Mortgage rates are tied to the bond market, Lovett-Reid says, and long-term estimations project bonds to go higher.
"This is simply a transaction between your financial institution and their financial institution, which is the Bank of Canada. So I don't think it will have an impact on someone trying to get a mortgage," Lovett-Reid said.
In fact, she says that encouraging Canadians to purchase new homes would benefit an economy with sub-zero interest rates.
"You're going to want people to continue to buy homes, because when people buy homes, goods are consumed," she said.
HOW ABOUT THE LOONIE?
If anything would suffer from negative interest rates, it's the Canadian dollar.
Lovett-Reid says money is "mobile, sensitive and scared," and that any weakness at the BOC could translate into fewer investors trusting Canadian banks with their cash.
"It would be additional pressure on the Canadian dollar," she said. "People go where they get the biggest bang for their buck is … so people looking to make money on their money would go into the U.S. dollar.
THE FUTURE LOOKS BRIGHT
Alas, all this speculation is likely for naught, Lovett-Reid says, as the Canadian economy anticipates growth.

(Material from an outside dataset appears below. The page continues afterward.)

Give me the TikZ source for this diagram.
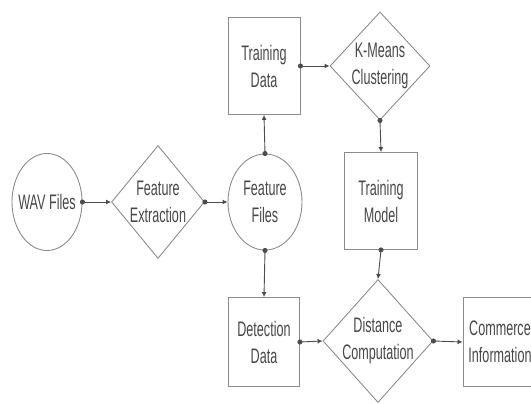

It's taken longer for the economy to "pass the baton" from the energy sector to manufacturing, but Canadian economists expect good news in the coming months, Lovett-Reid says.
"They are seeing some traction. They expect growth to pick up in 2016 and 2017," she said.
According to Craig Alexander, vice president of economic analysis for a policy research institute C.D. Howe, Poloz was simply revealing emergency "ammunition" in the BOC's arsenal of tools.
"It isn't that they expect it to weaken, it isn't that they're planning on providing a lot more stimulus, but he basically wanted to lay out the fact that they do have options at their disposal," he told CTV's Power Play last week.
Alexander pointed out that negative interest rates have been utilized in Europe and that the United States, which has a relatively strong economy, has dabbled with quantitative easing, a similarly experimental fiscal move.
"The fact is, the world doesn't end," he said.